$\text{Hom}(\mathbb{F}_p G, M)$ and $H^1(G,M)$ I'm trying to read (part of) "The Presentation Rank of a Direct Product of Finite Groups" / Cossey, Gruenberg, Kovacs (Journal Of Alegebra 28, 597-603 (1974)).
Here are some basic assertions I need help with:
(by context $p$ is a prime number and $G$ is a finite group)

For each $p$ dividing $|G|$, and each irreducible $\mathbb{F}_p G$-module $M$, let $E=\text{Hom}_G(M,M)$. Then:
  1. $\text{Hom}_G(\mathbb{F}_p G,M) \cong E^{r_M}$,
  2. $H^1(G,M) \cong E^{s_M}$,
  for certain non-negative integers $r_M$, $s_M$.

I am familiar with all terms except for "irreducible module". I know what a simple module is, and what an irreducible representation is. My guess is that irreducible module is just an old term for a simple module, but I'm not sure. So, I need help with this terminology issue and with the proof of both assertions.
Also note that this is my first encounter with group cohomlogy. I read the definition here: http://groupprops.subwiki.org/wiki/First_cohomology_group. I used to know a bit about cohomology in a topological context, but it's not fresh in my mind.
 A: First of all, if you are not familiar with group cohomology, $H^1(G,M)$ means $\operatorname{Ext}^1_{\mathbb{F}_pG}(\mathbb{F}_p,M)$ and irreducible means simple.

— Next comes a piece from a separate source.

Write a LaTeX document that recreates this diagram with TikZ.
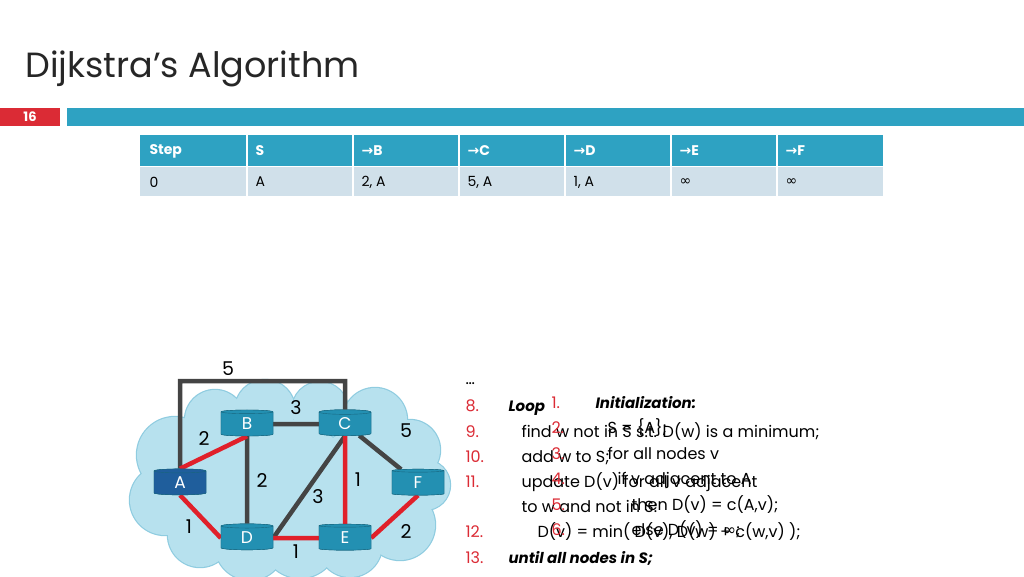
\documentclass[tikz,border=0pt]{standalone}
\usepackage{fontspec}
\setmainfont{Poppins}
\newfontfamily\dvs{DejaVu Sans}
\usetikzlibrary{shapes.geometric}
\definecolor{hdr}{HTML}{2EA2C2}
\definecolor{rowc}{HTML}{D0E0EA}
\definecolor{redc}{HTML}{DB2B35}
\definecolor{cloudc}{HTML}{B7E1EE}
\definecolor{cloude}{HTML}{8FCCE0}
\definecolor{rtc}{HTML}{2390B2}
\definecolor{rta}{HTML}{1F5E9C}
\definecolor{edgeg}{HTML}{444444}
\definecolor{edger}{HTML}{E0202A}
\tikzset{
 router/.style={cylinder, shape border rotate=90, aspect=0.35, minimum width=52pt, minimum height=26pt, fill=rtc, draw=rtc!70!black, text=white, font=\fontsize{17}{17}\selectfont, inner sep=0pt},
 ge/.style={line width=4.5pt, draw=edgeg},
 re/.style={line width=4.5pt, draw=edger},
 wl/.style={font=\fontsize{19}{19}\selectfont},
 hcell/.style={anchor=west, text=white, font=\bfseries\fontsize{14}{14}\selectfont},
 bcell/.style={anchor=west, font=\fontsize{14}{14}\selectfont},
 num/.style={anchor=base west, text=redc, font=\fontsize{16}{16}\selectfont},
 alg/.style={anchor=base west, font=\fontsize{16}{16}\selectfont},
 bi/.style={anchor=base west, font=\bfseries\itshape\fontsize{15}{15}\selectfont},
}
\begin{document}
\begin{tikzpicture}[x=1pt,y=-1pt]
\useasboundingbox (0,0) rectangle (1024,576);
\node[anchor=base west, font=\fontsize{35}{35}\selectfont, text=black!85] (title) at (22,77) {Dijkstra’s Algorithm};
\fill[redc] (0,108) rectangle (60,126);
\node[text=white, font=\bfseries\fontsize{13}{13}\selectfont] (pg) at (30,117) {16};
\fill[hdr] (67,108) rectangle (1024,126);
\fill[hdr] (140,135) rectangle (883,166);
\fill[rowc] (140,167) rectangle (883,196);
\foreach \x in {247,353,459,565,671,777}{\draw[white,line width=1.5pt] (\x,135) -- (\x,196);}
\draw[white,line width=1.5pt] (140,166.5) -- (883,166.5);
\node[hcell] (h1) at (146,151) {Step};
\node[hcell] (h2) at (252,151) {S};
\node[hcell] (h3) at (358,151) {{\dvs→}B};
\node[hcell] (h4) at (464,151) {{\dvs→}C};
\node[hcell] (h5) at (570,151) {{\dvs→}D};
\node[hcell] (h6) at (676,151) {{\dvs→}E};
\node[hcell] (h7) at (782,151) {{\dvs→}F};
\node[bcell] (r1) at (146,182) {0};
\node[bcell] (r2) at (252,182) {A};
\node[bcell] (r3) at (358,182) {2, A};
\node[bcell] (r4) at (464,182) {5, A};
\node[bcell] (r5) at (570,182) {1, A};
\node[bcell] (r6) at (676,182) {{\dvs ∞}};
\node[bcell] (r7) at (782,182) {{\dvs ∞}};
\foreach \cx/\cy/\r in {175/455/38,165/500/35,200/535/32,250/545/35,300/540/38,350/545/32,400/525/35,425/485/25,410/450/30,375/420/32,320/410/28,265/410/30,215/420/30,290/480/60,220/480/50,360/480/50}
 {\fill[cloude] (\cx,\cy) circle ({\r+1.2});}
\foreach \cx/\cy/\r in {175/455/38,165/500/35,200/535/32,250/545/35,300/540/38,350/545/32,400/525/35,425/485/25,410/450/30,375/420/32,320/410/28,265/410/30,215/420/30,290/480/60,220/480/50,360/480/50}
 {\fill[cloudc] (\cx,\cy) circle (\r);}
\node[router, fill=rta] (A) at (180,483) {A};
\node[router] (B) at (247,424) {B};
\node[router] (C) at (345,424) {C};
\node[router] (F) at (418,483) {F};
\node[router] (D) at (247,538) {D};
\node[router] (E) at (345,538) {E};
\coordinate (p1) at (180,381);
\coordinate (p2) at (345,381);
\draw[ge] (A.north) -- (p1) -- (p2) -- (C.north);
\draw[ge] (B) -- (C);
\draw[ge] (B) -- (D);
\draw[ge] (D.east) -- (C.south);
\draw[ge] (C) -- (F);
\draw[re] (A.north) -- (B.south);
\draw[re] (A.south) -- (D.west);
\draw[re] (C) -- (E);
\draw[re] (D) -- (E);
\draw[re] (E.east) -- (F.south);
\node[router, fill=rta] (A2) at (180,483) {A};
\node[router] (B2) at (247,424) {B};
\node[router] (C2) at (345,424) {C};
\node[router] (F2) at (418,483) {F};
\node[router] (D2) at (247,538) {D};
\node[router] (E2) at (345,538) {E};
\node[wl] (l1) at (228,369) {5};
\node[wl] (l2) at (296,408) {3};
\node[wl] (l3) at (204,438) {2};
\node[wl] (l4) at (262,480) {2};
\node[wl] (l5) at (318,497) {3};
\node[wl] (l6) at (358,480) {1};
\node[wl] (l7) at (406,431) {5};
\node[wl] (l8) at (189,527) {1};
\node[wl] (l9) at (296,552) {1};
\node[wl] (l10) at (406,531) {2};
\node[alg] (dots) at (462,384) {…};
\node[num] (n8) at (462,411) {8.};
\node[num] (n9) at (462,437) {9.};
\node[num] (n10) at (462,462) {10.};
\node[num] (n11) at (462,487) {11.};
\node[num] (n12) at (462,537) {12.};
\node[num] (n13) at (462,563) {13.};
\node[bi] (t8) at (505,411) {Loop};
\node[alg] (t9) at (518,437) {find w not in S s.t. D(w) is a minimum;};
\node[alg] (t10) at (518,462) {add w to S;};
\node[alg] (t11) at (518,487) {update D(v) for all v adjacent};
\node[alg] (t11b) at (518,512) {to w and not in S:};
\node[alg] (t12) at (534,537) {D(v) = min( D(v), D(w) + c(w,v) );};
\node[bi] (t13) at (505,563) {until all nodes in S;};
\node[num] (m1) at (548,408) {1.};
\node[num] (m2) at (548,433) {2.};
\node[num] (m3) at (548,459) {3.};
\node[num] (m4) at (548,484) {4.};
\node[num] (m5) at (548,510) {5.};
\node[num] (m6) at (548,535) {6.};
\node[bi] (s1) at (592,408) {Initialization:};
\node[alg] (s2) at (604,433) {S = \{A\};};
\node[alg] (s3) at (604,459) {for all nodes v};
\node[alg] (s4) at (614,484) {if v adjacent to A};
\node[alg] (s5) at (628,510) {then D(v) = c(A,v);};
\node[alg] (s6) at (628,535) {else D(v) = {\dvs ∞};};
\end{tikzpicture}
\end{document}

By Schur's lemma $E$ is a division ring over $\mathbb{F}_p$, in fact a finite field.  Now note that for any $\mathbb{F}_p$-module $N$, both $\hom_{\mathbb{F}_p G}(N,M)$ and $\operatorname{Ext}_{\mathbb{F}_pG} (N,M)$ are $E$-modules by functoriality.  Since any $E$-module is free, both sorts of groups are isomorphic (as abelian groups, or $E$-modules, or $\mathbb{F}_p$-modules) to a direct sum of $E$s.
Edit: $\hom_{\mathbb{F}_pG}(N,-)$ and $\operatorname{Ext}^1_{\mathbb{F}_pG}(N,-)$ are functors from the category of $\mathbb{F}_pG$-modules to the category of $\mathbb{F}_p$ vector spaces.  How you describe functoriality of Ext depends on the way you choose to construct it, but it is a derived functor so it is a functor which ever way you do it :)
For example, you may construct Ext in such a way that elements of $\operatorname{Ext}^n_{\mathbb{F}_pG}(N,M)$ are equivalences classes of module maps $\phi: P_n \to M$, where $P_n$ is a certain projective resolution of $N$.  Then if $f:M\to M$ is a module map, the class of $\phi$ acted on by $f$ is represented by $f \circ \phi$.
Alternatively, you may think of $\operatorname{Ext}^n_{\mathbb{F}_pG}(N,M)$ as consisting of equivalence classes of long exact sequences 
$$ 0 \to M \to L_n \to \cdots \to L_1 \to N \to 0 $$
of $\mathbb{F}_pG$-modules beginning with $M$ and ending with $N$.  The action of $f$ on the equivalence class of such a sequence is represented by a sequence as follows
$$ \begin{array}{cccccc}
0 & \to & M & \to L_n & \to L_{n-1} & \to \cdots \\
  & & \downarrow f &\downarrow & & \\
0 & \to & M & \to X & \to L_{n-1} & \to \cdots
\end{array}
$$
where $X$ is the pushout of $M \to L_n$ and $f:M \to M$.